SOURCE DATA →
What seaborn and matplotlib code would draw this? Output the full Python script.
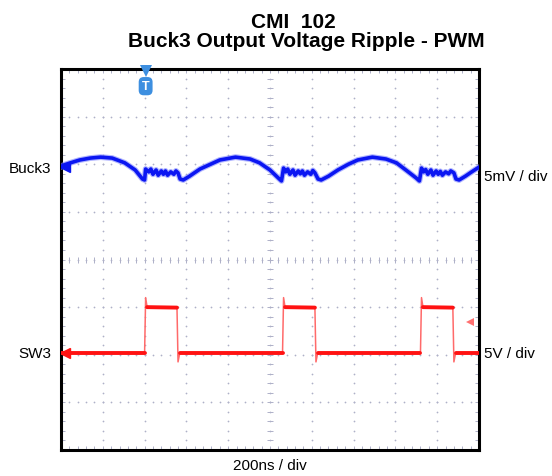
import numpy as np
import pandas as pd
import matplotlib
matplotlib.use("Agg")
import matplotlib.pyplot as plt
import seaborn as sns

# scope trace data: time in ns (200 ns / div), level in screen divisions
buck3_t = [0, 10, 45, 90, 140, 190, 245, 305, 355, 390, 400, 405,
           420, 430, 440, 455, 465, 480, 490, 500, 510, 525, 540, 550, 560,
           570, 585,
           615, 665, 715, 760, 835, 905, 950, 1000, 1045, 1055, 1065,
           1075, 1085, 1095, 1110, 1120, 1135, 1145, 1155, 1165, 1180, 1195, 1205, 1215,
           1230, 1245,
           1280, 1325, 1375, 1420, 1490, 1555, 1605, 1650, 1700, 1715, 1725,
           1735, 1745, 1755, 1770, 1780, 1795, 1805, 1815, 1825, 1840, 1855, 1865, 1880,
           1890, 1905, 1935, 1965, 2000]
buck3_y = [1.94, 1.98, 2.03, 2.09, 2.13, 2.15, 2.13, 2.03, 1.88, 1.69, 1.67, 1.90,
           1.84, 1.90, 1.79, 1.88, 1.77, 1.86, 1.79, 1.86, 1.77, 1.84, 1.79, 1.86, 1.82,
           1.69, 1.67,
           1.75, 1.90, 2.00, 2.09, 2.15, 2.11, 2.03, 1.88, 1.69, 1.65, 1.92,
           1.84, 1.90, 1.79, 1.88, 1.77, 1.86, 1.80, 1.86, 1.77, 1.84, 1.79, 1.87, 1.82,
           1.69, 1.67,
           1.75, 1.88, 2.00, 2.09, 2.15, 2.11, 2.03, 1.88, 1.71, 1.65, 1.92,
           1.84, 1.89, 1.79, 1.88, 1.77, 1.86, 1.79, 1.85, 1.77, 1.84, 1.80, 1.86, 1.82,
           1.69, 1.67, 1.75, 1.84, 1.94]

sw3_t = [0, 400, 405, 412, 555, 560, 568,
         1060, 1065, 1072, 1215, 1220, 1228,
         1720, 1725, 1732, 1875, 1880, 1888, 2000]
sw3_y = [-1.97, -1.97, -0.80, -1.00, -1.01, -2.15, -1.97,
         -1.97, -0.80, -1.00, -1.01, -2.15, -1.97,
         -1.97, -0.80, -1.00, -1.01, -2.15, -1.97, -1.97]

trigger_t = 405
trigger_level = -1.32
buck3_ref = 1.94
sw3_ref = -1.97

title_top = "CMI  102"
title_main = "Buck3 Output Voltage Ripple - PWM"

sns.set_theme(style="white")
plt.rcParams['font.family'] = ['Liberation Sans', 'DejaVu Sans']
plt.rcParams['text.color'] = 'black'

fig = plt.figure(figsize=(5.52, 4.77), dpi=100)
ax = fig.add_axes([0.1105, 0.0545, 0.7572, 0.7987])
ax.set_xlim(0, 2000)
ax.set_ylim(-4, 4)

# graticule: dotted lines and centre ticks
grid_col = '#aeb0c8'
for gx in range(200, 2000, 200):
    ys = np.arange(-4, 4.01, 0.2)
    ax.scatter(np.full(len(ys), gx), ys, s=1.6, color=grid_col, linewidths=0, zorder=1)
for gy in range(-3, 4):
    xs = np.arange(0, 2001, 40)
    ax.scatter(xs, np.full(len(xs), gy), s=1.6, color=grid_col, linewidths=0, zorder=1)
ax.plot(np.full(41, 1000), np.arange(-4, 4.01, 0.2), ls='none', marker='_',
        ms=4, mew=0.7, color=grid_col, zorder=1)
ax.plot(np.arange(0, 2001, 40), np.zeros(51), ls='none', marker='|',
        ms=4, mew=0.7, color=grid_col, zorder=1)

ax.set_xticks(np.arange(0, 2001, 200))
ax.set_xticks(np.arange(0, 2001, 40), minor=True)
ax.set_yticks(np.arange(-4, 5, 1))
ax.set_yticks(np.arange(-4, 4.01, 0.2), minor=True)
ax.tick_params(which='both', direction='in', top=True, right=True, bottom=True, left=True,
               length=3, width=0.7, color=grid_col,
               labelbottom=False, labelleft=False)
for sp in ax.spines.values():
    sp.set_linewidth(2.2)
    sp.set_color('black')

# traces
buck = pd.DataFrame({'t': buck3_t, 'y': buck3_y})
sns.lineplot(data=buck, x='t', y='y', sort=False, estimator=None, color='#7b82ff',
             lw=4.2, alpha=0.6, ax=ax, zorder=3)
sns.lineplot(data=buck, x='t', y='y', sort=False, estimator=None, color='#0b16f2',
             lw=2.6, ax=ax, zorder=3)

sw = pd.DataFrame({'t': sw3_t, 'y': sw3_y})
sw['seg'] = np.concatenate([[0], np.cumsum(np.abs(np.diff(sw['y'])) > 0.15)])
sns.lineplot(data=sw, x='t', y='y', sort=False, estimator=None, color='#ff6a6a',
             lw=1.1, ax=ax, zorder=3)
sns.lineplot(data=sw, x='t', y='y', units='seg', sort=False, estimator=None,
             color='#ff1212', lw=2.8, ax=ax, zorder=4)
ax.set_xlabel('')
ax.set_ylabel('')

# reference / trigger markers
ax.plot(20, buck3_ref, marker='<', ms=7, color='#0b16f2', zorder=5)
ax.plot(20, sw3_ref, marker='<', ms=7, color='#ff1212', zorder=5)
ax.plot(1957, trigger_level, marker='<', ms=6, color='#ff7070', mew=0, zorder=5)
ax.plot(trigger_t, 3.96, marker='v', ms=8, color='#3d8fe0', mew=0, zorder=5, clip_on=False)
ax.text(trigger_t, 3.64, 'T', ha='center', va='center', color='white', fontsize=9,
        fontweight='bold', zorder=6,
        bbox=dict(boxstyle='round,pad=0.25,rounding_size=0.4', fc='#3d8fe0', ec='none'))

# labels
fig.text(293 / 552, 1 - 28 / 477, title_top, ha='center', va='baseline',
         fontsize=15, fontweight='bold', color='black')
fig.text(306 / 552, 1 - 47 / 477, title_main, ha='center', va='baseline',
         fontsize=15, fontweight='bold', color='black')
fig.text(51 / 552, 1 - 169 / 477, 'Buck3', ha='right', va='center', fontsize=11)
fig.text(51 / 552, 1 - 354 / 477, 'SW3', ha='right', va='center', fontsize=11)
fig.text(484 / 552, 1 - 177 / 477, '5mV / div', ha='left', va='center', fontsize=11)
fig.text(484 / 552, 1 - 354 / 477, '5V / div', ha='left', va='center', fontsize=11)
fig.text(270 / 552, 1 - 466 / 477, '200ns / div', ha='center', va='center', fontsize=11)

fig.savefig('out.png', dpi=100)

SET PROBLEM →
Every line above should be repeated exactly; pictures stay out of the copy.

THE SOLUTION →
What seaborn and matplotlib code would draw this? Output the full Python script.
import numpy as np
import pandas as pd
import matplotlib
matplotlib.use("Agg")
import matplotlib.pyplot as plt
import seaborn as sns

# scope trace data: time in ns (200 ns / div), level in screen divisions
buck3_t = [0, 10, 45, 90, 140, 190, 245, 305, 355, 390, 400, 405,
           420, 430, 440, 455, 465, 480, 490, 500, 510, 525, 540, 550, 560,
           570, 585,
           615, 665, 715, 760, 835, 905, 950, 1000, 1045, 1055, 1065,
           1075, 1085, 1095, 1110, 1120, 1135, 1145, 1155, 1165, 1180, 1195, 1205, 1215,
           1230, 1245,
           1280, 1325, 1375, 1420, 1490, 1555, 1605, 1650, 1700, 1715, 1725,
           1735, 1745, 1755, 1770, 1780, 1795, 1805, 1815, 1825, 1840, 1855, 1865, 1880,
           1890, 1905, 1935, 1965, 2000]
buck3_y = [1.94, 1.98, 2.03, 2.09, 2.13, 2.15, 2.13, 2.03, 1.88, 1.69, 1.67, 1.90,
           1.84, 1.90, 1.79, 1.88, 1.77, 1.86, 1.79, 1.86, 1.77, 1.84, 1.79, 1.86, 1.82,
           1.69, 1.67,
           1.75, 1.90, 2.00, 2.09, 2.15, 2.11, 2.03, 1.88, 1.69, 1.65, 1.92,
           1.84, 1.90, 1.79, 1.88, 1.77, 1.86, 1.80, 1.86, 1.77, 1.84, 1.79, 1.87, 1.82,
           1.69, 1.67,
           1.75, 1.88, 2.00, 2.09, 2.15, 2.11, 2.03, 1.88, 1.71, 1.65, 1.92,
           1.84, 1.89, 1.79, 1.88, 1.77, 1.86, 1.79, 1.85, 1.77, 1.84, 1.80, 1.86, 1.82,
           1.69, 1.67, 1.75, 1.84, 1.94]

sw3_t = [0, 400, 405, 412, 555, 560, 568,
         1060, 1065, 1072, 1215, 1220, 1228,
         1720, 1725, 1732, 1875, 1880, 1888, 2000]
sw3_y = [-1.97, -1.97, -0.80, -1.00, -1.01, -2.15, -1.97,
         -1.97, -0.80, -1.00, -1.01, -2.15, -1.97,
         -1.97, -0.80, -1.00, -1.01, -2.15, -1.97, -1.97]

trigger_t = 405
trigger_level = -1.32
buck3_ref = 1.94
sw3_ref = -1.97

title_top = "CMI  102"
title_main = "Buck3 Output Voltage Ripple - PWM"

sns.set_theme(style="white")
plt.rcParams['font.family'] = ['Liberation Sans', 'DejaVu Sans']
plt.rcParams['text.color'] = 'black'

fig = plt.figure(figsize=(5.52, 4.77), dpi=100)
ax = fig.add_axes([0.1105, 0.0545, 0.7572, 0.7987])
ax.set_xlim(0, 2000)
ax.set_ylim(-4, 4)

# graticule: dotted lines and centre ticks
grid_col = '#aeb0c8'
for gx in range(200, 2000, 200):
    ys = np.arange(-4, 4.01, 0.2)
    ax.scatter(np.full(len(ys), gx), ys, s=1.6, color=grid_col, linewidths=0, zorder=1)
for gy in range(-3, 4):
    xs = np.arange(0, 2001, 40)
    ax.scatter(xs, np.full(len(xs), gy), s=1.6, color=grid_col, linewidths=0, zorder=1)
ax.plot(np.full(41, 1000), np.arange(-4, 4.01, 0.2), ls='none', marker='_',
        ms=4, mew=0.7, color=grid_col, zorder=1)
ax.plot(np.arange(0, 2001, 40), np.zeros(51), ls='none', marker='|',
        ms=4, mew=0.7, color=grid_col, zorder=1)

ax.set_xticks(np.arange(0, 2001, 200))
ax.set_xticks(np.arange(0, 2001, 40), minor=True)
ax.set_yticks(np.arange(-4, 5, 1))
ax.set_yticks(np.arange(-4, 4.01, 0.2), minor=True)
ax.tick_params(which='both', direction='in', top=True, right=True, bottom=True, left=True,
               length=3, width=0.7, color=grid_col,
               labelbottom=False, labelleft=False)
for sp in ax.spines.values():
    sp.set_linewidth(2.2)
    sp.set_color('black')

# traces
buck = pd.DataFrame({'t': buck3_t, 'y': buck3_y})
sns.lineplot(data=buck, x='t', y='y', sort=False, estimator=None, color='#7b82ff',
             lw=4.2, alpha=0.6, ax=ax, zorder=3)
sns.lineplot(data=buck, x='t', y='y', sort=False, estimator=None, color='#0b16f2',
             lw=2.6, ax=ax, zorder=3)

sw = pd.DataFrame({'t': sw3_t, 'y': sw3_y})
sw['seg'] = np.concatenate([[0], np.cumsum(np.abs(np.diff(sw['y'])) > 0.15)])
sns.lineplot(data=sw, x='t', y='y', sort=False, estimator=None, color='#ff6a6a',
             lw=1.1, ax=ax, zorder=3)
sns.lineplot(data=sw, x='t', y='y', units='seg', sort=False, estimator=None,
             color='#ff1212', lw=2.8, ax=ax, zorder=4)
ax.set_xlabel('')
ax.set_ylabel('')

# reference / trigger markers
ax.plot(20, buck3_ref, marker='<', ms=7, color='#0b16f2', zorder=5)
ax.plot(20, sw3_ref, marker='<', ms=7, color='#ff1212', zorder=5)
ax.plot(1957, trigger_level, marker='<', ms=6, color='#ff7070', mew=0, zorder=5)
ax.plot(trigger_t, 3.96, marker='v', ms=8, color='#3d8fe0', mew=0, zorder=5, clip_on=False)
ax.text(trigger_t, 3.64, 'T', ha='center', va='center', color='white', fontsize=9,
        fontweight='bold', zorder=6,
        bbox=dict(boxstyle='round,pad=0.25,rounding_size=0.4', fc='#3d8fe0', ec='none'))

# labels
fig.text(293 / 552, 1 - 28 / 477, title_top, ha='center', va='baseline',
         fontsize=15, fontweight='bold', color='black')
fig.text(306 / 552, 1 - 47 / 477, title_main, ha='center', va='baseline',
         fontsize=15, fontweight='bold', color='black')
fig.text(51 / 552, 1 - 169 / 477, 'Buck3', ha='right', va='center', fontsize=11)
fig.text(51 / 552, 1 - 354 / 477, 'SW3', ha='right', va='center', fontsize=11)
fig.text(484 / 552, 1 - 177 / 477, '5mV / div', ha='left', va='center', fontsize=11)
fig.text(484 / 552, 1 - 354 / 477, '5V / div', ha='left', va='center', fontsize=11)
fig.text(270 / 552, 1 - 466 / 477, '200ns / div', ha='center', va='center', fontsize=11)

fig.savefig('out.png', dpi=100)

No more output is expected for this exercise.